Und dann kamen die Höhepunkte des Abends: Einmal eine ordentliche Portion Lösungsmittel in die Nase, sehr kräftig, mit einer Fülle an Aromen (darunter eine winzigkleine Prise Rauch), die sich mit drei Tropfen Wasser erst so richtig lösten. Ich war sehr fasziniert, auch von dem kupfergoldenen Farbton, und konnte mir gar nicht so richtig vorstellen, wo ich den Whisky einzusortieren hatte. Und zu meiner und des Liebsten Überraschung stellte sich das als der indische Whisky heraus: Paul John Edited, 46%, ohne Altersangabe (nicht wahnsinnig alt, nach dem Biss zu schließen). Wir hatten vorher noch ein bisschen blöde gescherzt, ob wir es wohl mit Aromen von Koriander und Curryblättern zu tun bekommen, stattdessen gab es einmal Klebstoff, Holz, Rauch und Honig in die Fresse. Tatsächlich sehr angetan.
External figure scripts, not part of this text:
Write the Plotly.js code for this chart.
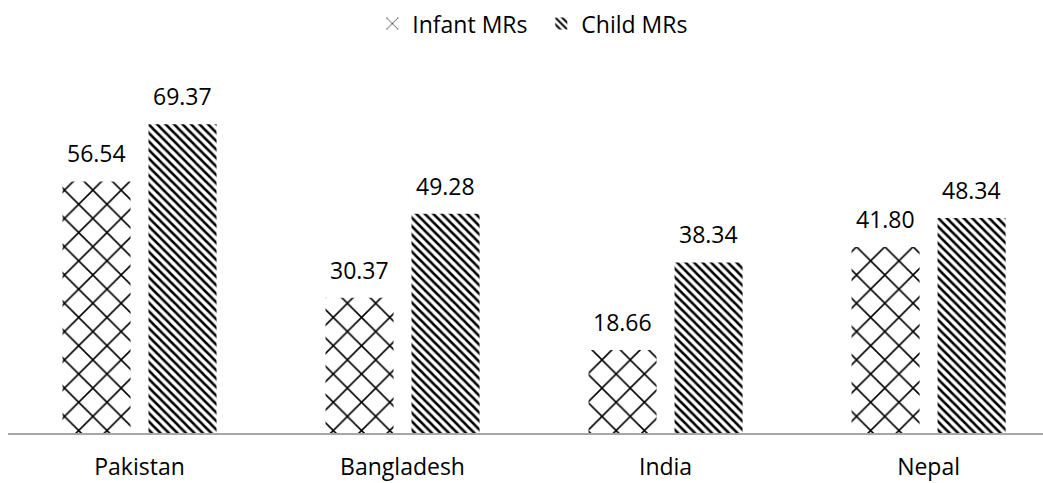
<!DOCTYPE html>
<html><head><meta charset="utf-8">
<script src="https://cdn.plot.ly/plotly-3.0.1.min.js"></script>
<style>html,body{margin:0;padding:0;background:#fff}</style>
</head><body>
<div id="chart" style="width:1043px;height:483px"></div>
<script>
const countries = ["Pakistan", "Bangladesh", "India", "Nepal"];
const infantMRs = [56.54, 30.37, 18.66, 41.80];
const childMRs = [69.37, 49.28, 38.34, 48.34];
const seriesNames = ["Infant MRs", "Child MRs"];

const fmt = v => v.toFixed(2);
const FAM = "Open Sans, Noto Sans, sans-serif";
const font = {family: FAM, size: 23, color: "#000"};
const bargap = 0.346;
const half = (1 - bargap) / 4;

const traces = [
  {type: "bar", name: seriesNames[0], x: countries, y: infantMRs,
   marker: {color: "#fff", line: {width: 0},
            pattern: {shape: "x", fgcolor: "#000", bgcolor: "#fff", size: 20, solidity: 0.15}}},
  {type: "bar", name: seriesNames[1], x: countries, y: childMRs,
   marker: {color: "#fff", line: {width: 0},
            pattern: {shape: "\\", fgcolor: "#000", bgcolor: "#fff", size: 6, solidity: 0.42}}}
];

const annotations = [];
countries.forEach((c, i) => {
  annotations.push({x: i - half, y: infantMRs[i], xref: "x", yref: "y", text: fmt(infantMRs[i]),
    showarrow: false, yanchor: "bottom", yshift: 10, font: font});
  annotations.push({x: i + half, y: childMRs[i], xref: "x", yref: "y", text: fmt(childMRs[i]),
    showarrow: false, yanchor: "bottom", yshift: 10, font: font});
});

const layout = {
  width: 1043, height: 483,
  margin: {l: 8, r: 0, t: 77, b: 50, autoexpand: false},
  paper_bgcolor: "#fff", plot_bgcolor: "#fff",
  font: font,
  barmode: "group", bargap: bargap, bargroupgap: 0.209,
  showlegend: true,
  legend: {orientation: "h", x: 0.352, xanchor: "left", y: 1.15, yanchor: "middle",
           itemwidth: 30, entrywidth: 124, entrywidthmode: "pixels",
           font: {family: FAM, size: 23, color: "#000"}},
  annotations: annotations,
  xaxis: {range: [-0.5, 3.435], showline: true, linecolor: "#a6a6a6", linewidth: 1.5,
          ticks: "", ticklabelstandoff: 13, tickfont: font, showgrid: false, zeroline: false, fixedrange: true},
  yaxis: {range: [0, 80], visible: false, showgrid: false, zeroline: false, fixedrange: true}
};

Plotly.newPlot("chart", traces, layout, {displayModeBar: false, staticPlot: true});
</script>
</body></html>
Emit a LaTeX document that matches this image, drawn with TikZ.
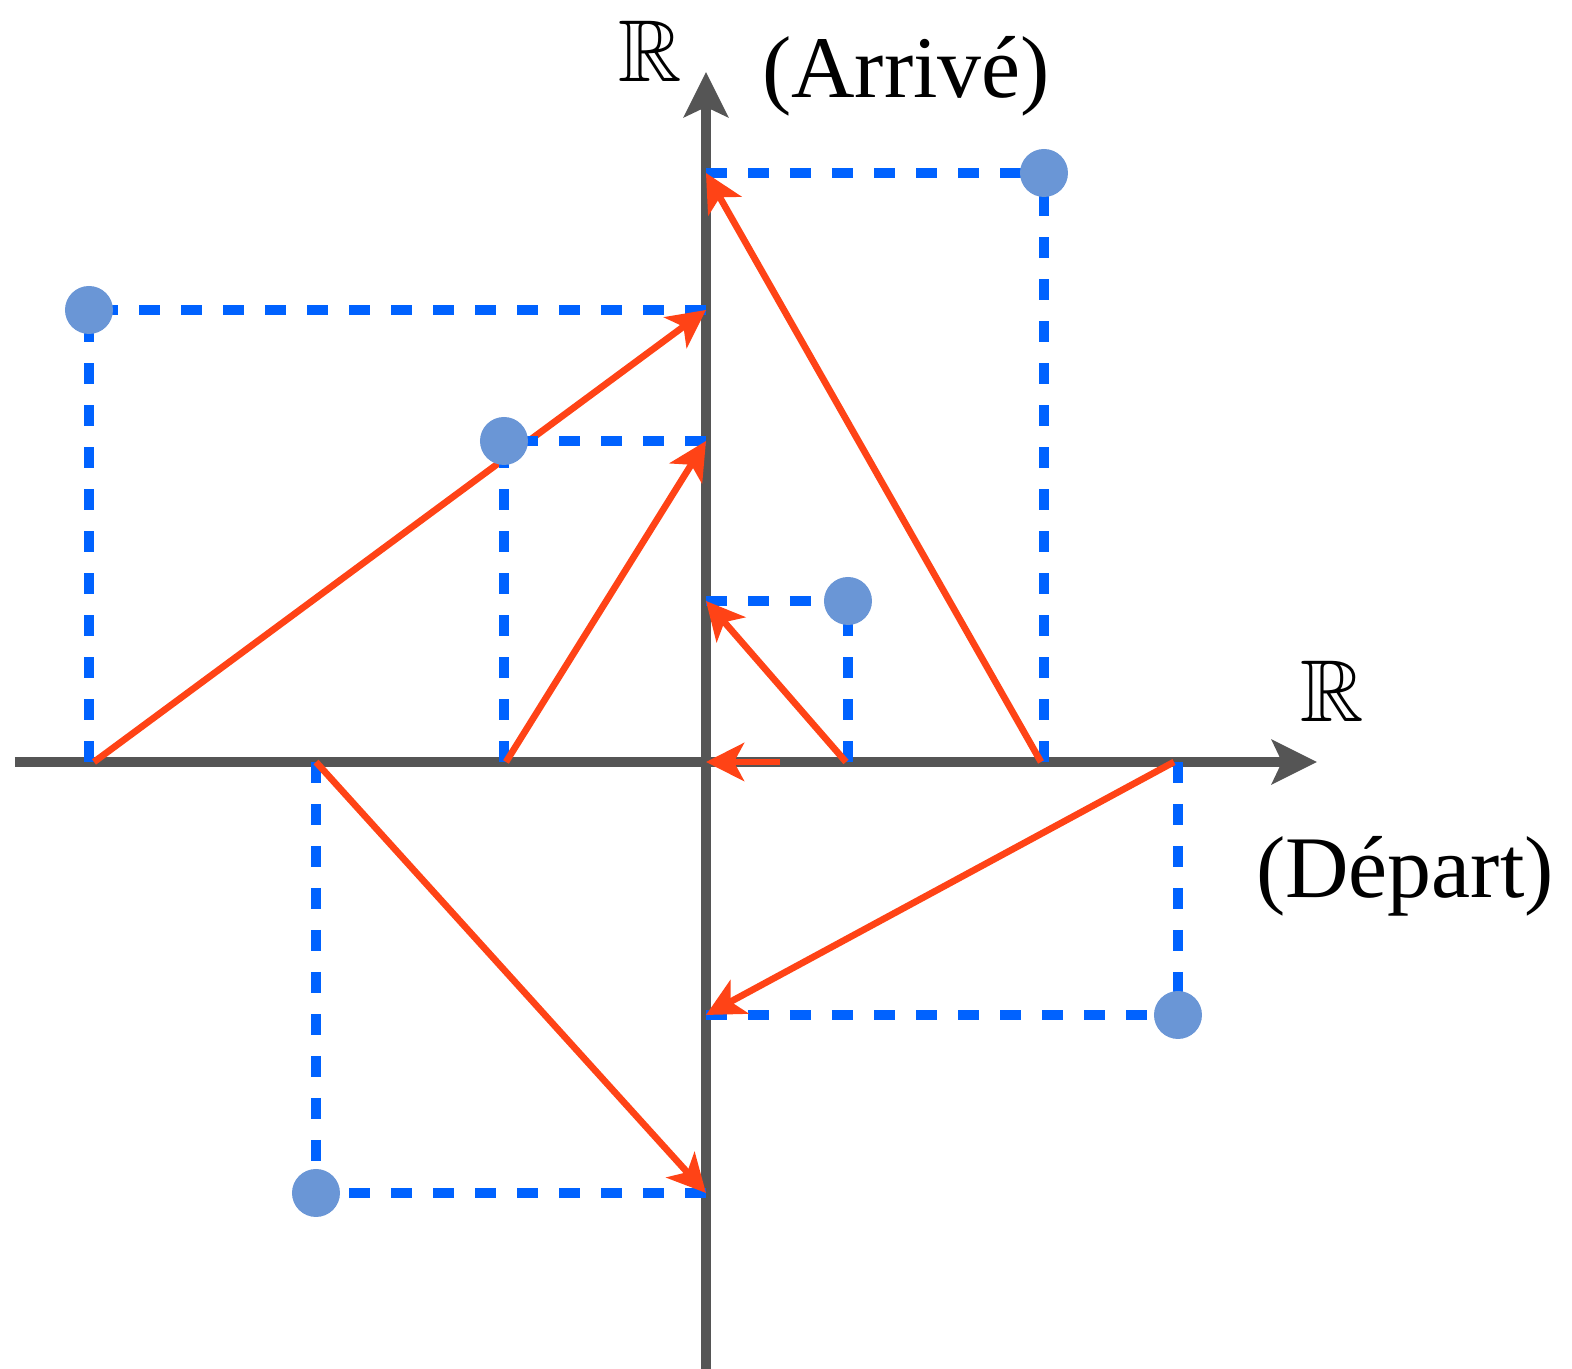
\documentclass[tikz,border=0pt]{standalone}
\usepackage{amssymb}
\usepackage{fontspec}
\setmainfont{Liberation Serif}
\usetikzlibrary{arrows.meta}
\definecolor{axisgray}{HTML}{555555}
\definecolor{mapred}{HTML}{FF4316}
\definecolor{guideblue}{HTML}{0062FF}
\definecolor{dotblue}{HTML}{6A96D6}

\begin{document}
\begin{tikzpicture}[
  axis/.style={line width=2.9pt, axisgray, -{Stealth[length=0.45cm, width=0.44cm, inset=0.1cm]}},
  guide/.style={guideblue, line width=2.7pt, dash pattern=on 0.21cm off 0.21cm},
  maparrow/.style={mapred, line width=1.9pt, -{Stealth[length=0.38cm, width=0.38cm, inset=0.1cm]}},
  pt/.style={circle, fill=dotblue, inner sep=0pt, minimum size=0.48cm},
  lab/.style={font=\fontsize{25}{30}\selectfont, anchor=base, inner sep=1pt}
]
  \useasboundingbox (-7.06,-6.07) rectangle (8.66,7.62);
  \coordinate (O) at (0,0);
  \draw[axis] (-6.91,0) -- (6.11,0);
  \draw[axis] (0,-6.07) -- (0,6.90);
  \foreach \i/\x/\y/\f in {1/3.38/5.89/3.35, 2/-6.17/4.52/-6.12, 3/-2.02/3.21/-2.00,
                           4/1.42/1.61/1.40, 5/4.72/-2.53/4.68, 6/-3.90/-4.31/-3.90} {
    \coordinate (c\i) at (\x,\y);
    \coordinate (f\i) at (\f,0);
    \draw[guide] (c\i -| O) -- (c\i);
    \draw[guide] (c\i |- O) -- (c\i);
    \draw[maparrow] (f\i) -- (c\i -| O);
    \node[pt] (p\i) at (c\i) {};
  }
  \coordinate (f7) at (0.74,0);
  \draw[maparrow] (f7) -- (O);
  \node[lab] (ry) at (-0.56,6.80) {$\mathbb{R}$};
  \node[lab] (arr) at (2.00,6.64) {(Arrivé)};
  \node[lab] (rx) at (6.26,0.40) {$\mathbb{R}$};
  \node[lab] (dep) at (6.99,-1.36) {(Départ)};
\end{tikzpicture}
\end{document}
Aber nur der Platz zwei des Abends, denn der erste Platz ging nach England: der Cotswolds Single Malt Odyssey Barley. Was für ein toller Whisky, in der Nase schon unfassbar aromatisch, blumig und weich, und am Gaumen dann eine Geschmacksexplosion aus Karamell, Honig, Pflaume und Sherry. So einen netten Whisky hatten wir schon lang nicht mehr im Glas, und dann auch noch aus England! Wir waren völlig angefixt, und offensichtlich nicht nur wir: Man konnte ja während des Tastings mit 10% aufs Whiskysortiment einkaufen, und als wir nachfragten, war der Cotswolds schon weg. War aber egal, wir bestellten ihn nach. Und weil der Paul John noch da war, nahmen wir eben den mit.
Als Trostpreis und Absacker (es hatte natürlich keiner gewonnen, das klappt bei den Tastings nie) gab es für alle dann noch einen Islay Single Malt, den Bunnahabhain Very Cloudy, und das war ein sehr schöner, angenehm rauchiger Abschluss. Beim Whisky gilt ja: Nicht Käse, sondern Torf schließt den Magen.
Auf dem Heimweg merkte ich den Alkohol dann ziemlich, deutlich mehr als normalerweise nach den Tastings (wie gesagt, Note to self, Udon mit Gemüse taugen nicht als Grundlage). Nichtsdestotrotz machten wir noch einen Halt in unserer Lieblingsbar, naja, eine von drei Lieblingsbars (oder vier), für einen Espresso (man soll ja vor dem Whisky keinen Kaffee trinken) und einem Gin & Tonic – den allerdings alkoholfrei. Wir wollten uns schließlich nicht zu viel zumuten.